== YOUR INSTRUCTIONS ==
Leave out the pictures, and retype only the lines from the beginning of the material through the line that contains "from matplotlib.lines import Line2D", including both.

+ + +

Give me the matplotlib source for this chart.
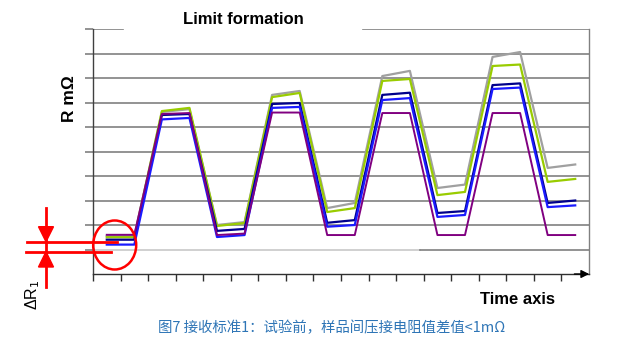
import matplotlib
matplotlib.use("Agg")
import matplotlib.pyplot as plt
from matplotlib.patches import Ellipse, Polygon
from matplotlib.lines import Line2D

# ---- data ----
time_points = [0.5, 1.5, 2.5, 3.5, 4.5, 5.5, 6.5, 7.5, 8.5, 9.5,
               10.5, 11.5, 12.5, 13.5, 14.5, 15.5, 16.5, 17.5]
gray_vals = [1.55, 1.55, 6.61, 6.73, 2.00, 2.12, 7.31, 7.47, 2.69, 2.90,
             8.08, 8.29, 3.51, 3.65, 8.86, 9.06, 4.33, 4.47]
green_vals = [1.50, 1.50, 6.65, 6.78, 1.96, 2.08, 7.22, 7.39, 2.53, 2.69,
              7.88, 7.96, 3.22, 3.35, 8.49, 8.55, 3.76, 3.88]
navy_vals = [1.40, 1.40, 6.49, 6.53, 1.76, 1.84, 6.94, 6.98, 2.09, 2.20,
             7.31, 7.40, 2.49, 2.57, 7.71, 7.78, 2.90, 3.00]
blue_vals = [1.20, 1.20, 6.31, 6.37, 1.51, 1.59, 6.78, 6.82, 1.93, 2.00,
             7.10, 7.18, 2.33, 2.41, 7.55, 7.61, 2.73, 2.80]
purple_vals = [1.60, 1.60, 6.53, 6.57, 1.59, 1.65, 6.59, 6.59, 1.59, 1.59,
               6.57, 6.57, 1.59, 1.59, 6.57, 6.57, 1.59, 1.59]
grid_levels = [1, 2, 3, 4, 5, 6, 7, 8, 9, 10]
x_ticks = list(range(18))

title_text = "Limit formation"
ylabel_text = "R mΩ"
xlabel_text = "Time axis"
caption_text = "图7 接收标准1：试验前，样品间压接电阻值差值<1mΩ"

W, H = 635, 345
fig = plt.figure(figsize=(W / 100, H / 100), dpi=100)
fig.patch.set_facecolor("white")

def fx(px):
    return px / W

def fy(py):
    return 1 - py / H

ax = fig.add_axes([fx(93), fy(274), fx(589) - fx(93), fy(29) - fy(274)])
ax.set_xlim(0, 18)
ax.set_ylim(0, 10)

# grid lines
for g in grid_levels:
    if g == 10:
        ax.axhline(g, xmin=0, xmax=0.06, color="#808080", lw=1.2, zorder=1)
        ax.axhline(g, xmin=0.544, xmax=1, color="#808080", lw=1.2, zorder=1)
    elif g == 1:
        ax.axhline(g, xmin=0, xmax=0.66, color="#C8C8C8", lw=1.2, zorder=1)
        ax.axhline(g, xmin=0.66, xmax=1, color="#808080", lw=1.2, zorder=1)
    else:
        ax.axhline(g, color="#808080", lw=1.2, zorder=1)

# series
ax.plot(time_points, gray_vals, color="#A0A0A0", lw=1.6, zorder=3)
ax.plot(time_points, green_vals, color="#99CC00", lw=1.6, zorder=4)
ax.plot(time_points, navy_vals, color="#00008B", lw=1.6, zorder=5)
ax.plot(time_points, blue_vals, color="#1A1AFF", lw=1.6, zorder=6)
ax.plot(time_points, purple_vals, color="#800080", lw=1.4, zorder=7)

# spines and ticks
ax.spines["top"].set_visible(False)
ax.spines["left"].set_color("#404040")
ax.spines["left"].set_linewidth(1.0)
ax.spines["right"].set_color("#808080")
ax.spines["right"].set_linewidth(1.0)
ax.spines["bottom"].set_color("#303030")
ax.spines["bottom"].set_linewidth(1.0)
ax.set_yticks(grid_levels)
ax.set_xticks(x_ticks)
ax.tick_params(axis="y", length=6, color="#808080", width=1.2, labelleft=False)
ax.tick_params(axis="x", length=5, color="#303030", width=1.0, labelbottom=False, direction="out")
ax.annotate("", xy=(1.006, 0), xytext=(0.965, 0), xycoords="axes fraction",
            arrowprops=dict(arrowstyle="-|>", color="black", lw=1.0, mutation_scale=12),
            annotation_clip=False)

# texts
fig.text(fx(243.5), fy(19), title_text, ha="center", va="center",
         fontsize=12, fontweight="bold", family="Liberation Sans")
fig.text(fx(69.5), fy(99), ylabel_text, ha="center", va="center", rotation=90,
         fontsize=12.5, fontweight="bold", family=["Liberation Sans", "DejaVu Sans"])
fig.text(fx(518), fy(299), xlabel_text, ha="center", va="center",
         fontsize=12, fontweight="bold", family="Liberation Sans")
fig.text(fx(332), fy(328), caption_text, ha="center", va="center",
         fontsize=10.4, color="#2E75B6", family=["Noto Sans CJK SC", "DejaVu Sans"])

# red delta-R annotation (figure pixels)
red = "#FF0000"
tr = fig.transFigure
fig.add_artist(Ellipse((fx(114.7), fy(245)), fx(43), 49 / H, fill=False,
                       edgecolor=red, lw=1.8, transform=tr))
fig.add_artist(Line2D([fx(27), fx(117)], [fy(241.7), fy(241.7)], color=red, lw=2.0, transform=tr))
fig.add_artist(Line2D([fx(26), fx(111)], [fy(251.7), fy(251.7)], color=red, lw=2.0, transform=tr))
fig.add_artist(Line2D([fx(46), fx(46)], [fy(208), fy(286.7)], color=red, lw=2.0, transform=tr))
fig.add_artist(Polygon([(fx(38.5), fy(226.7)), (fx(53.5), fy(226.7)), (fx(46), fy(241.7))],
                       closed=True, color=red, transform=tr))
fig.add_artist(Polygon([(fx(38.5), fy(267)), (fx(53.5), fy(267)), (fx(46), fy(251.7))],
                       closed=True, color=red, transform=tr))
fig.text(fx(33), fy(295), "ΔR$_1$", ha="center", va="center", rotation=90,
         fontsize=11.5, family=["Liberation Sans", "DejaVu Sans"])

fig.savefig("out.png", dpi=100, facecolor="white")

+ + +

== ANSWER TO THIS PROBLEM ==
Give me the matplotlib source for this chart.
import matplotlib
matplotlib.use("Agg")
import matplotlib.pyplot as plt
from matplotlib.patches import Ellipse, Polygon
from matplotlib.lines import Line2D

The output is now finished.